The Pep Boys – Manny, Moe & Jack announced the following results for the 13 weeks (first quarter) ended May 2, 2015.
Sales
Sales for the 13 weeks ended May 2, 2015 increased by $3.4 million, or 0.6%, to $542.3 million from $538.8 million for the 13 weeks ended May 3, 2014. Comparable sales increased 0.8%, consisting of an increase of 1.3% in comparable service revenue and an increase of 0.6% in comparable merchandise sales.

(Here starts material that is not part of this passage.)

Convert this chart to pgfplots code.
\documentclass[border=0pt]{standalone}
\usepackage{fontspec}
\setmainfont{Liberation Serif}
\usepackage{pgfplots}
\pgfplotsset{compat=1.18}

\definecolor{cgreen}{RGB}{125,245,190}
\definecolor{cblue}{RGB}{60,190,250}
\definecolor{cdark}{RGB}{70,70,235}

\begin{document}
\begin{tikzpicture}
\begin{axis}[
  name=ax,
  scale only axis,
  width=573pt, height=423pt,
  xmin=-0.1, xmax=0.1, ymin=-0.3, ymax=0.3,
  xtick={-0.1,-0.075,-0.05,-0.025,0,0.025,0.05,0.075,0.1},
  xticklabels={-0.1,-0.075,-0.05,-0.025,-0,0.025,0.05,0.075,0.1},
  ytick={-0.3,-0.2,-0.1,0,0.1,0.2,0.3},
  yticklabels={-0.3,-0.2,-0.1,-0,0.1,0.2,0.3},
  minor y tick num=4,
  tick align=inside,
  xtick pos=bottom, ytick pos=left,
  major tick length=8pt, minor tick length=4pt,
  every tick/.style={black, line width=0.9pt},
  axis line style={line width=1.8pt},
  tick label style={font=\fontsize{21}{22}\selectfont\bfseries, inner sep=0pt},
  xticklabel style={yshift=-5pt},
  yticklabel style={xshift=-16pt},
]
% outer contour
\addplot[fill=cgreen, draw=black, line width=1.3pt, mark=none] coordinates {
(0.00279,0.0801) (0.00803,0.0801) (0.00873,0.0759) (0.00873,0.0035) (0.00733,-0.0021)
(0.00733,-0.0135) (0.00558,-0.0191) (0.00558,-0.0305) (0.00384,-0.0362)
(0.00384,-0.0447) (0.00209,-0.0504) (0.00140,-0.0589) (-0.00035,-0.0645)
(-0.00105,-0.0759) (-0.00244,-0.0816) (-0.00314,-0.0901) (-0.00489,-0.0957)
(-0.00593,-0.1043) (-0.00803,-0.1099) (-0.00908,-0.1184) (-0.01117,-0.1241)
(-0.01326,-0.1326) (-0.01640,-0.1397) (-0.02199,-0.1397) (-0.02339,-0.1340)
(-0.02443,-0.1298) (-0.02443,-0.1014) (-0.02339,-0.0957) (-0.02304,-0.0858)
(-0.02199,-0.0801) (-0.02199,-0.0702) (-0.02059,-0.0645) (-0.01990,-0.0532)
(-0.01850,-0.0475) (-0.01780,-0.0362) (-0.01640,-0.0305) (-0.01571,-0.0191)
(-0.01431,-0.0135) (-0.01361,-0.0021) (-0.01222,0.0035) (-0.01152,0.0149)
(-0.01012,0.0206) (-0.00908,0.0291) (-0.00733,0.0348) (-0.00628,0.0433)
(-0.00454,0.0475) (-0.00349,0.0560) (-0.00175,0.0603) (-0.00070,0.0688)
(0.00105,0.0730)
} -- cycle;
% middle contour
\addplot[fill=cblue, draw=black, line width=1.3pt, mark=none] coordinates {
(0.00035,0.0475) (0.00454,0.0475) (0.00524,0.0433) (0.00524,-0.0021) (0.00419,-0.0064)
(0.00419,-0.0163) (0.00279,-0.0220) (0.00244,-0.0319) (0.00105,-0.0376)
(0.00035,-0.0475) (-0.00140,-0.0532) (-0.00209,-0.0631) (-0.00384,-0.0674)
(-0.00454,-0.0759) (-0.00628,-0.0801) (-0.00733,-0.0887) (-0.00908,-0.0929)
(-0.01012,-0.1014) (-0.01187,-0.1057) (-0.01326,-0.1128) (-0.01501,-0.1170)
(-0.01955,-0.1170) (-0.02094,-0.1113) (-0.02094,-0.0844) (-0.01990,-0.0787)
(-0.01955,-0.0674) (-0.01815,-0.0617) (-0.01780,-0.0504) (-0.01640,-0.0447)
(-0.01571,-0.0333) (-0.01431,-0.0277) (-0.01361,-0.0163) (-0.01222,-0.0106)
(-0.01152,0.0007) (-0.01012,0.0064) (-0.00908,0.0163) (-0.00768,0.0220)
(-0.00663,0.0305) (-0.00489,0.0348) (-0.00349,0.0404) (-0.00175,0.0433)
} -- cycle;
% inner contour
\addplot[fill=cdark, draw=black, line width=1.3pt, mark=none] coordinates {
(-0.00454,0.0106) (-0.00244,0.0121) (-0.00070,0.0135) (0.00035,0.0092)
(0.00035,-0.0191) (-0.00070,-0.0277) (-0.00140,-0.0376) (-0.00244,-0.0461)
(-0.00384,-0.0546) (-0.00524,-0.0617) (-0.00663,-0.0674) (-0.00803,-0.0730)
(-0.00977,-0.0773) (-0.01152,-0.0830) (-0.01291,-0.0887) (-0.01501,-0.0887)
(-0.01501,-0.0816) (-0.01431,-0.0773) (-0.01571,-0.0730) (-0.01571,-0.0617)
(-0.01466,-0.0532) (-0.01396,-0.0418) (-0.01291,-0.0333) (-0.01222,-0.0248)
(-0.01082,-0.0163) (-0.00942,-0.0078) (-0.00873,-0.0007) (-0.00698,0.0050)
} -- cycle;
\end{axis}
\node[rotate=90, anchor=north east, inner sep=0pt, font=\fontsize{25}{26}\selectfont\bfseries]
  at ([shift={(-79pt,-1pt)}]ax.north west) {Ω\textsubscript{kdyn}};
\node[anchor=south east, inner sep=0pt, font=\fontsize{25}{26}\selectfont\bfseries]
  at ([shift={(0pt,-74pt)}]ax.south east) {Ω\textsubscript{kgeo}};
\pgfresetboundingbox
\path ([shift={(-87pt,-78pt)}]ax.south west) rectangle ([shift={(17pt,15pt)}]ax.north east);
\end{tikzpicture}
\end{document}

In accordance with GAAP, service revenue is limited to labor sales, while merchandise sales include merchandise sold through both our service center and retail lines of business. Re-categorizing sales into the respective lines of business from which they are generated, comparable service center revenue increased 1.9%, while comparable retail sales decreased 0.5%.
Earnings
Net earnings for the first quarter of fiscal 2015 were $11.9 million ($0.22 per share) as compared to net earnings of $1.6 million ($0.03 per share) recorded in the first quarter of fiscal 2014. Operating profit for the first quarter of fiscal 2015 increased to $23.1 million from $6.0 million recorded in the first quarter of fiscal 2014.

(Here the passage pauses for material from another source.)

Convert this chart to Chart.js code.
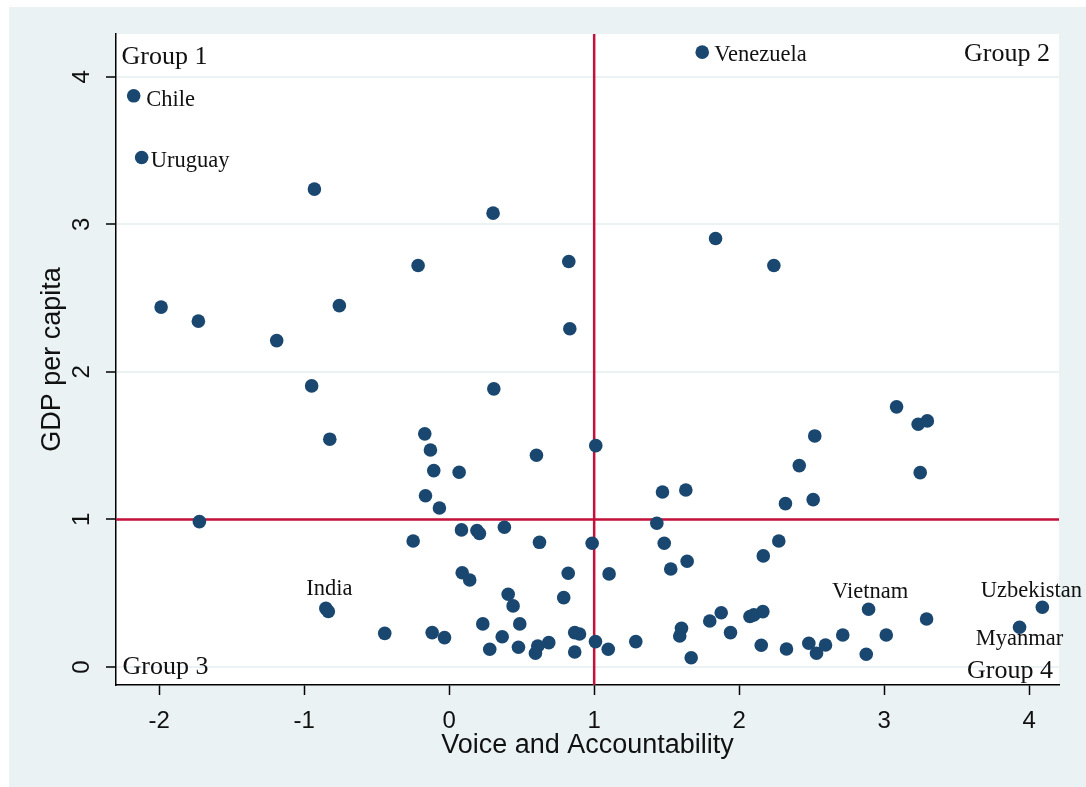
<!DOCTYPE html>
<html>
<head>
<meta charset="utf-8">
<script src="https://cdn.jsdelivr.net/npm/chart.js@4.4.1/dist/chart.umd.min.js"></script>
<style>
  html, body { margin: 0; padding: 0; background: #ffffff; }
  canvas { display: block; }
</style>
</head>
<body>
<canvas id="chart" width="1086" height="787"></canvas>
<script>
// Voice and Accountability score (x) and GDP per capita (y) for each country
const voiceAccountability = [
  -2.175, -2.12, -0.929, 1.745, 0.303, 0.825, 1.837, 2.239, -0.214, -1.986,
  -1.729, -1.189, -0.757, -0.948, -0.823, -1.722, 0.832, 0.308, -0.168, -0.129,
  -0.106, 0.069, -0.163, -0.067, 0.602, 1.011, 1.471, 1.632, 1.432, -0.248,
  0.085, 0.192, 0.209, 0.381, 0.623, 0.986, 1.483, 1.528, 1.641, 2.166,
  2.273, 2.319, 2.51, 2.414, 2.521, 3.085, 3.234, 3.297, 3.248, -0.85,
  -0.833, -0.444, -0.117, -0.032, 0.09, 0.142, 0.232, 0.28, 0.366, 0.407,
  0.441, 0.487, 0.478, 0.595, 0.611, 0.687, 0.79, 0.821, 0.866, 0.899,
  0.866, 1.009, 1.103, 1.097, 1.287, 1.602, 1.59, 1.669, 1.797, 1.876,
  1.94, 2.074, 2.101, 2.163, 2.152, 2.326, 2.48, 2.533, 2.595, 2.714,
  2.876, 2.892, 3.014, 3.292, 3.933, 4.09
];
const gdpPerCapita = [
  3.871, 3.453, 3.239, 4.167, 3.076, 2.748, 2.904, 2.721, 2.721, 2.439,
  2.344, 2.212, 2.449, 1.905, 1.544, 0.985, 2.292, 1.885, 1.58, 1.471,
  1.331, 1.32, 1.161, 1.078, 1.435, 1.50, 1.186, 1.2, 0.974, 0.854,
  0.929, 0.925, 0.905, 0.947, 0.845, 0.839, 0.839, 0.664, 0.717, 0.753,
  0.854, 1.107, 1.134, 1.365, 1.566, 1.763, 1.645, 1.668, 1.317, 0.397,
  0.376, 0.228, 0.233, 0.199, 0.639, 0.59, 0.292, 0.12, 0.205, 0.493,
  0.414, 0.292, 0.134, 0.093, 0.142, 0.165, 0.47, 0.635, 0.233, 0.224,
  0.102, 0.172, 0.631, 0.12, 0.172, 0.262, 0.21, 0.063, 0.312, 0.368,
  0.233, 0.342, 0.353, 0.375, 0.147, 0.122, 0.161, 0.093, 0.149, 0.217,
  0.086, 0.391, 0.217, 0.325, 0.269, 0.405
];
const countryNames = voiceAccountability.map(() => '');
countryNames[0] = 'Chile';
countryNames[1] = 'Uruguay';
countryNames[3] = 'Venezuela';
countryNames[49] = 'India';
countryNames[91] = 'Vietnam';
countryNames[94] = 'Myanmar';
countryNames[95] = 'Uzbekistan';

const xTicks = [-2, -1, 0, 1, 2, 3, 4];
const yTicks = [0, 1, 2, 3, 4];
const groupNames = ['Group 1', 'Group 2', 'Group 3', 'Group 4'];
const vaThreshold = 1;
const gdpThreshold = 1;

// marker label placement (offsets from the marker centre, in px)
const labelPlacement = {
  Chile:      { dx: 12.5, dy: 10,  align: 'left' },
  Uruguay:    { dx: 9,    dy: 9,   align: 'left' },
  Venezuela:  { dx: 12,   dy: 8.5, align: 'left' },
  India:      { dx: 3.5,  dy: -13, align: 'center' },
  Vietnam:    { dx: 1.5,  dy: -11, align: 'center' },
  Uzbekistan: { dx: -11,  dy: -10, align: 'center' },
  Myanmar:    { dx: 0,    dy: 18,  align: 'center' }
};

const SERIF = '"Liberation Serif", "Times New Roman", serif';
const SANS = '"Liberation Sans", Arial, sans-serif';
const FRAME_BG = '#eaf2f3';
const MARKER = '#1a476f';
const REFLINE = '#c5103a';

const points = voiceAccountability.map((v, i) => ({ x: v, y: gdpPerCapita[i] }));

const backgroundPlugin = {
  id: 'stataBackground',
  beforeDraw(chart) {
    const { ctx, chartArea: a } = chart;
    ctx.save();
    ctx.fillStyle = '#ffffff';
    ctx.fillRect(0, 0, chart.width, chart.height);
    ctx.fillStyle = FRAME_BG;
    ctx.fillRect(9, 7, chart.width - 9, chart.height - 7);
    ctx.fillStyle = '#ffffff';
    ctx.fillRect(a.left, a.top, a.right - a.left, a.bottom - a.top);
    ctx.restore();
  }
};

const refLinePlugin = {
  id: 'refLines',
  beforeDatasetsDraw(chart) {
    const { ctx, chartArea: a, scales: { x, y } } = chart;
    const px = x.getPixelForValue(vaThreshold);
    const py = y.getPixelForValue(gdpThreshold);
    ctx.save();
    ctx.strokeStyle = REFLINE;
    ctx.lineWidth = 2.5;
    ctx.beginPath();
    ctx.moveTo(a.left, py); ctx.lineTo(a.right, py);
    ctx.moveTo(px, a.top); ctx.lineTo(px, a.bottom);
    ctx.stroke();
    ctx.restore();
  }
};

const textPlugin = {
  id: 'textLabels',
  afterDatasetsDraw(chart) {
    const { ctx, chartArea: a, scales: { x, y } } = chart;
    ctx.save();
    ctx.fillStyle = '#111111';
    ctx.textBaseline = 'alphabetic';
    // country labels next to their markers
    ctx.font = '22.5px ' + SERIF;
    countryNames.forEach((name, i) => {
      if (!name) return;
      const p = labelPlacement[name];
      ctx.textAlign = p.align;
      ctx.fillText(name, x.getPixelForValue(voiceAccountability[i]) + p.dx,
                         y.getPixelForValue(gdpPerCapita[i]) + p.dy);
    });
    // quadrant names in the corners
    ctx.font = '26px ' + SERIF;
    ctx.textAlign = 'left';
    ctx.fillText(groupNames[0], a.left + 5.5, a.top + 30);
    ctx.fillText(groupNames[2], a.left + 6.5, a.bottom - 11.5);
    ctx.textAlign = 'right';
    ctx.fillText(groupNames[1], a.right - 9, a.top + 27);
    ctx.fillText(groupNames[3], a.right - 6, a.bottom - 7);
    ctx.restore();
  }
};

new Chart(document.getElementById('chart'), {
  type: 'scatter',
  data: {
    datasets: [{
      data: points,
      backgroundColor: MARKER,
      borderColor: MARKER,
      borderWidth: 0,
      pointRadius: 6.8,
      pointHoverRadius: 6.8
    }]
  },
  options: {
    responsive: false,
    animation: false,
    events: [],
    layout: { padding: { left: 0, top: 34, right: 27, bottom: 0 } },
    plugins: {
      legend: { display: false },
      tooltip: { enabled: false },
      title: { display: false }
    },
    scales: {
      x: {
        type: 'linear',
        min: -2.297,
        max: 4.205,
        afterBuildTicks(scale) { scale.ticks = xTicks.map(v => ({ value: v })); },
        afterFit(scale) { scale.height = 102; },
        border: { display: true, color: '#000000', width: 1.5 },
        grid: { drawOnChartArea: false, drawTicks: true, tickLength: 10, tickColor: '#000000', tickWidth: 1.5 },
        ticks: {
          color: '#111111',
          font: { family: SANS, size: 24 },
          padding: 12,
          maxRotation: 0,
          callback: v => String(v)
        },
        title: {
          display: true,
          text: 'Voice and Accountability',
          color: '#111111',
          font: { family: SANS, size: 27 },
          padding: { top: 0, bottom: 25 }
        }
      },
      y: {
        type: 'linear',
        min: -0.122,
        max: 4.29,
        afterBuildTicks(scale) { scale.ticks = yTicks.map(v => ({ value: v })); },
        afterFit(scale) { scale.width = 116; },
        border: { display: true, color: '#000000', width: 1.5 },
        grid: { color: FRAME_BG, lineWidth: 2, drawTicks: true, tickLength: 10, tickColor: '#000000', tickWidth: 1.5 },
        ticks: {
          color: '#111111',
          font: { family: SANS, size: 24 },
          padding: 17,
          minRotation: 90,
          maxRotation: 90,
          crossAlign: 'center',
          callback: v => String(v)
        },
        title: {
          display: true,
          text: 'GDP per capita',
          color: '#111111',
          font: { family: SANS, size: 27 },
          padding: { top: 36, bottom: 0 }
        }
      }
    }
  },
  plugins: [backgroundPlugin, refLinePlugin, textPlugin]
});
</script>
</body>
</html>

The 2015 results included, on a pre-tax basis, a $10.0 million sale of a leasehold interest offset by a $0.8 million asset impairment charge. The 2014 results included, on a pre-tax basis, a $1.2 million asset impairment charge and $4.0 million in litigation accruals.
Commentary
“We are pleased to report the third consecutive quarter of positive comparable stores sales,” said interim CEO John Sweetwood. “Once again, tires, commercial, fleet and digital led the way. More importantly, we improved our operating profit by 24% (excluding the discrete items discussed above) by maintaining our gross profit margins and reducing SG&A expense.
“During the quarter, we also generated $10.0 million from the sale of a leasehold interest, a portion of which was reinvested into our next Road Ahead market – Baltimore – that is scheduled to be grand re-opened in July.”